Meredith Lee Myers

What We Long to Hear

Calvin reminds us, “In order for doctrine to be fruitful to us, it must overflow into our hearts, spread into our daily routines, and truly transform us within.” As Paul charges Timothy preacher-to-preacher to “do your best to present yourself to God as one approved, a worker who has no need to be ashamed, rightly handling the word of truth,” may we also hear the charge as church members, pew sitters, and Bible study readers (2 Tim. 2:15).

“If you want to make it in journalism, you’re going to have to learn to write what people want to hear.” It was my first day of undergraduate journalism, and my professor’s description of what people want to hear was ironically contrary to what I found myself hoping to hear that day. I wanted to be a truth-teller on the front lines, and this introduction confused me. According to this academic, reporting was no longer about the facts but about what it made the reader feel. I changed my major to literature and philosophy that afternoon, hoping to hear from truth-tellers in exploration of knowledge and reality.

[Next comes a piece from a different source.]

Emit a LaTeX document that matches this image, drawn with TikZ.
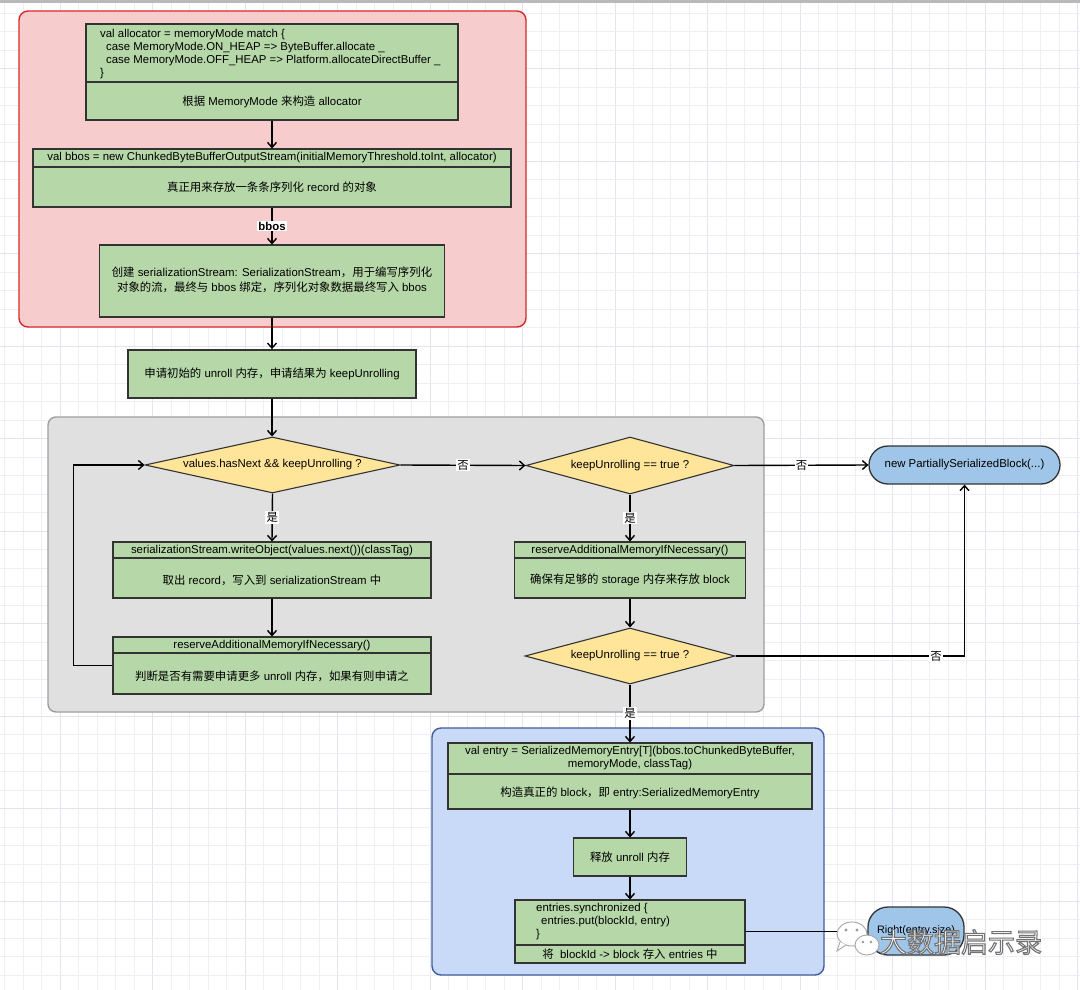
\documentclass[tikz,border=0pt]{standalone}
\usepackage{fontspec}
\setmainfont{Liberation Sans}
\newfontfamily\cjkfont{Noto Sans CJK SC}
\XeTeXinterchartokenstate=1
\newXeTeXintercharclass\cjkcls
\makeatletter
\count@="3000
\loop\ifnum\count@<"3040 \XeTeXcharclass\count@=\cjkcls \advance\count@ 1 \repeat
\count@="4E00
\loop\ifnum\count@<"A000 \XeTeXcharclass\count@=\cjkcls \advance\count@ 1 \repeat
\count@="FF00
\loop\ifnum\count@<"FFF0 \XeTeXcharclass\count@=\cjkcls \advance\count@ 1 \repeat
\makeatother
\XeTeXinterchartoks 0 \cjkcls = {\begingroup\cjkfont}
\XeTeXinterchartoks 4095 \cjkcls = {\begingroup\cjkfont}
\XeTeXinterchartoks \cjkcls 0 = {\endgroup}
\XeTeXinterchartoks \cjkcls 4095 = {\endgroup}
\usetikzlibrary{shapes.geometric,arrows.meta}
\definecolor{gridc}{HTML}{EEEEF7}
\definecolor{gridm}{HTML}{E4E4F0}
\definecolor{redfill}{HTML}{F6CDCC}
\definecolor{redline}{HTML}{D42B2B}
\definecolor{grayfill}{HTML}{E0E0E0}
\definecolor{grayline}{HTML}{9E9E9E}
\definecolor{bluefill}{HTML}{C9DAF8}
\definecolor{blueline}{HTML}{3F5E99}
\definecolor{gfill}{HTML}{B6D7A8}
\definecolor{yfill}{HTML}{FFE599}
\definecolor{tfill}{HTML}{9FC5E8}
\definecolor{edge}{HTML}{333333}
\begin{document}
\begin{tikzpicture}[x=1pt,y=-1pt,
  every node/.style={font=\fontsize{11.4}{13.5}\selectfont},
  grp/.style={draw=#1, line width=1.4pt, rounded corners=9pt, inner sep=0pt},
  gbox/.style={draw=edge, fill=gfill, line width=1.1pt, inner sep=0pt},
  divl/.style={draw=edge, line width=1.1pt},
  txt/.style={inner sep=0pt, align=center},
  dia/.style={diamond, draw=edge, fill=yfill, line width=1.1pt, inner sep=0pt, shape aspect=4.5},
  term/.style={draw=edge, fill=tfill, line width=1.3pt, inner sep=0pt},
  arr/.style={draw=black, line width=1.4pt, -{Straight Barb[length=5pt,width=9pt]}},
  lbl/.style={fill=white, inner sep=1.2pt, font=\fontsize{11.4}{13}\selectfont}]
\useasboundingbox (0,0) rectangle (1080,990);
\fill[white] (0,0) rectangle (1080,990);
% grid
\foreach \i in {0,...,58} {
  \pgfmathtruncatemacro{\m}{mod(\i,5)}
  \ifnum\m=3 \draw[gridm, line width=0.8pt] ({4.7+18.5*\i},0) -- ({4.7+18.5*\i},990);
  \else \draw[gridc, line width=0.7pt] ({4.7+18.5*\i},0) -- ({4.7+18.5*\i},990); \fi
}
\foreach \j in {0,...,53} {
  \pgfmathtruncatemacro{\m}{mod(\j,5)}
  \ifnum\m=3 \draw[gridm, line width=0.8pt] (0,{13.3+18.5*\j}) -- (1080,{13.3+18.5*\j});
  \else \draw[gridc, line width=0.7pt] (0,{13.3+18.5*\j}) -- (1080,{13.3+18.5*\j}); \fi
}
\draw[gray!55, line width=2.5pt] (0,1.5) -- (1080,1.5);

% containers
\node[grp=redline, fill=redfill, minimum width=507pt, minimum height=316pt] (gred) at (272.5,169) {};
\node[grp=grayline, fill=grayfill, minimum width=716pt, minimum height=295pt, rounded corners=8pt] (ggray) at (406,564.5) {};
\node[grp=blueline, fill=bluefill, minimum width=392pt, minimum height=247pt] (gblue) at (628,851.5) {};

% box 1
\node[gbox, minimum width=372pt, minimum height=96pt] (b1) at (272,72) {};
\draw[divl] (b1.west |- 0,82) -- (b1.east |- 0,82);
\node[txt, align=left, anchor=west, font=\fontsize{11.4}{12.8}\selectfont] (b1t) at (100,54) {val allocator = memoryMode match \{\\
\hspace*{6pt}case MemoryMode.ON\_HEAP => ByteBuffer.allocate \_\\
\hspace*{6pt}case MemoryMode.OFF\_HEAP => Platform.allocateDirectBuffer \_\\
\}};
\node[txt] (b1b) at (272,102) {根据 MemoryMode 来构造 allocator};

% box 2
\node[gbox, minimum width=478pt, minimum height=58pt] (b2) at (272,178) {};
\draw[divl] (b2.west |- 0,167) -- (b2.east |- 0,167);
\node[txt] (b2t) at (272,158) {val bbos = new ChunkedByteBufferOutputStream(initialMemoryThreshold.toInt, allocator)};
\node[txt] (b2b) at (272,187) {真正用来存放一条条序列化 record 的对象};

% box 3
\node[gbox, minimum width=345pt, minimum height=72pt] (b3) at (272,281) {};
\node[txt, font=\fontsize{11.4}{14.5}\selectfont] (b3t) at (272,280) {创建 serializationStream: SerializationStream，用于编写序列化\\对象的流，最终与 bbos 绑定，序列化对象数据最终写入 bbos};

% box 4
\node[gbox, line width=1.8pt, minimum width=288pt, minimum height=48pt] (b4) at (272,374) {申请初始的 unroll 内存，申请结果为 keepUnrolling};

% diamonds
\node[dia, minimum width=255pt, minimum height=56pt] (d1) at (272.5,465) {values.hasNext \&\& keepUnrolling ?};
\node[dia, minimum width=208pt, minimum height=57pt] (d2) at (630,465.5) {keepUnrolling == true ?};
\node[dia, minimum width=210pt, minimum height=56pt] (d3) at (630,656) {keepUnrolling == true ?};

% terminal 1
\node[term, rounded corners=19pt, minimum width=191pt, minimum height=38pt] (t1) at (964.5,465) {new PartiallySerializedBlock(...)};

% box 5
\node[gbox, minimum width=318pt, minimum height=56pt] (b5) at (272,570) {};
\draw[divl] (b5.west |- 0,558) -- (b5.east |- 0,558);
\node[txt] (b5t) at (272,550.5) {serializationStream.writeObject(values.next())(classTag)};
\node[txt] (b5b) at (272,580) {取出 record，写入到 serializationStream 中};

% box 6
\node[gbox, minimum width=318pt, minimum height=57pt] (b6) at (272,665.5) {};
\draw[divl] (b6.west |- 0,653) -- (b6.east |- 0,653);
\node[txt] (b6t) at (272,645.5) {reserveAdditionalMemoryIfNecessary()};
\node[txt] (b6b) at (272,676) {判断是否有需要申请更多 unroll 内存，如果有则申请之};

% box 7
\node[gbox, minimum width=231pt, minimum height=56pt] (b7) at (630,570) {};
\draw[divl] (b7.west |- 0,558) -- (b7.east |- 0,558);
\node[txt] (b7t) at (630,550.5) {reserveAdditionalMemoryIfNecessary()};
\node[txt] (b7b) at (630,580) {确保有足够的 storage 内存来存放 block};

% box 8
\node[gbox, minimum width=364pt, minimum height=66pt] (b8) at (630,776) {};
\draw[divl] (b8.west |- 0,774) -- (b8.east |- 0,774);
\node[txt, font=\fontsize{11.4}{12.8}\selectfont] (b8t) at (630,758) {val entry = SerializedMemoryEntry[T](bbos.toChunkedByteBuffer,\\memoryMode, classTag)};
\node[txt] (b8b) at (630,793) {构造真正的 block，即 entry:SerializedMemoryEntry};

% box 9
\node[gbox, minimum width=113pt, minimum height=38pt] (b9) at (630,857) {释放 unroll 内存};

% box 10
\node[gbox, minimum width=230pt, minimum height=63pt] (b10) at (630,931.5) {};
\draw[divl] (b10.west |- 0,945) -- (b10.east |- 0,945);
\node[txt, align=left, anchor=west, font=\fontsize{11.4}{13}\selectfont] (b10t) at (536,922) {entries.synchronized \{\\
\hspace*{5pt}entries.put(blockId, entry)\\
\}};
\node[txt] (b10b) at (630,954) {将\ \ blockId -> block 存入 entries 中};

% terminal 2
\node[term, rounded corners=20pt, minimum width=96pt, minimum height=48pt, font=\fontsize{10.8}{12}\selectfont] (t2) at (916,931) {Right(entry.size)};

% connectors
\draw[arr] (b1.south) -- (b2.north);
\draw[arr] (b2.south) -- node[lbl, font=\fontsize{11.4}{13}\selectfont\bfseries] (lbbos) {bbos} (b3.north);
\draw[arr] (b3.south) -- (b4.north);
\draw[arr] (b4.south) -- (b4.south |- d1.north);
\draw[arr] (d1.east) -- node[lbl] (l1) {否} (d2.west);
\draw[arr] (d2.east) -- node[lbl] (l2) {否} (t1.west);
\draw[arr] (d1.south) -- node[lbl] (l3) {是} (b5.north);
\draw[arr] (b5.south) -- (b6.north);
\draw[arr] (b6.west) -- ++(-39,0) |- (d1.west);
\draw[arr] (d2.south) -- node[lbl] (l4) {是} (b7.north);
\draw[arr] (b7.south) -- (d3.north);
\draw[arr] (d3.east) -- node[lbl, pos=0.876] (l5) {否} (t1.south |- d3.east) -- (t1.south);
\draw[arr] (d3.south) -- node[lbl] (l6) {是} (b8.north);
\draw[arr] (b8.south) -- (b9.north);
\draw[arr] (b9.south) -- (b10.north);
\draw[arr] (b10.east) -- (b10.east -| t2.west);

% watermark
\begin{scope}[gray!70, line width=0.9pt]
\draw[fill=white] (852,934) ellipse [x radius=15, y radius=12];
\draw[fill=white] (840,942) -- (837,951) -- (846,945);
\fill[gray!80] (846,930) circle (1.6);
\fill[gray!80] (857,930) circle (1.6);
\draw[fill=white] (867,945) ellipse [x radius=12, y radius=10];
\fill[gray!80] (863,942) circle (1.3);
\fill[gray!80] (871,942) circle (1.3);
\end{scope}
\node[inner sep=0pt, text=white, font=\fontsize{27}{30}\selectfont] (wm) at (961,942) {\special{pdf:literal direct 2 Tr 1.1 w 0.45 G}大数据启示录\special{pdf:literal direct 0 Tr}};
\end{tikzpicture}
\end{document}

The type of attitude that my professor voiced permeates many aspects of our culture, but this is not a modern issue. A fundamental part of learning involves hearing. The active hearer asks questions. A self-aware hearer knows best how apply this learning, but only when anchored. Paul confidently prepares Timothy with the reality that “the time is coming when people will not endure sound teaching, but having itching ears they will accumulate for themselves teachers to suit their own passions, and will turn away from listening to the truth and wander off into myths” (2 Tim. 4:3–4). Paul does not tritely critique the human condition. This distaste for sound teaching and attraction to myths motivates Paul’s charge to “preach the word” with readiness “in season and out of season” (2 Tim. 4:2). In moments of achievement, at minor roadblocks, in dire straits, what motivates what we ourselves most long to hear?
Exercising discernment towards what we hear often feels like American short-story writer Stephen Crane’s description of the sea: “After successfully surmounting one wave you discover that there is another behind it just as important and just as nervously anxious to do something effective in the way of swamping boats.”1 When we approach truth as one option in a sea of noise, any grasp for a clear methodology can be overwhelming. Moderns described this as a “widening gyre.”2 This anxious dread reveals that we often come to the biblical text with our philosophical baggage unawares. Sometimes we’re afraid to ask the deeper questions, and oftentimes we don’t realize the ways that we are products of our times, students of our philosophers, and introspective instead of objective. Paul seems to speak with conviction here. What does he really mean by “sound teaching,” and what does he suggest “suit[s] [our] own passions”? A close read shows that there’s no need to speculate. Paul was able and willing to offer further insight here. You can hear this imperative to preach the gospel echoed throughout his letters.
Our Anchor, the Doctrine of Christ
Surely, if anyone ever knew what it meant to wander off into myths, it would be the Apostle Paul. He counted his former mastery of systems as rubbish (Phil. 3). Paul repeatedly warns again and again of this distraction. Recognizing the undercurrent of chaos and change, Paul calls us to hold fast to doctrine—not every doctrine, but to biblical doctrine alone. The only unchanging thing in the world—the God “who does not change like shifting shadows” (James 1:17; see also Num. 23:19; Heb. 13:8). Biblical doctrine has no need for change; it was breathed out by an unchanging and eternal God. This is a foundational truth for doctrine, for teaching, for participation in Christian worship.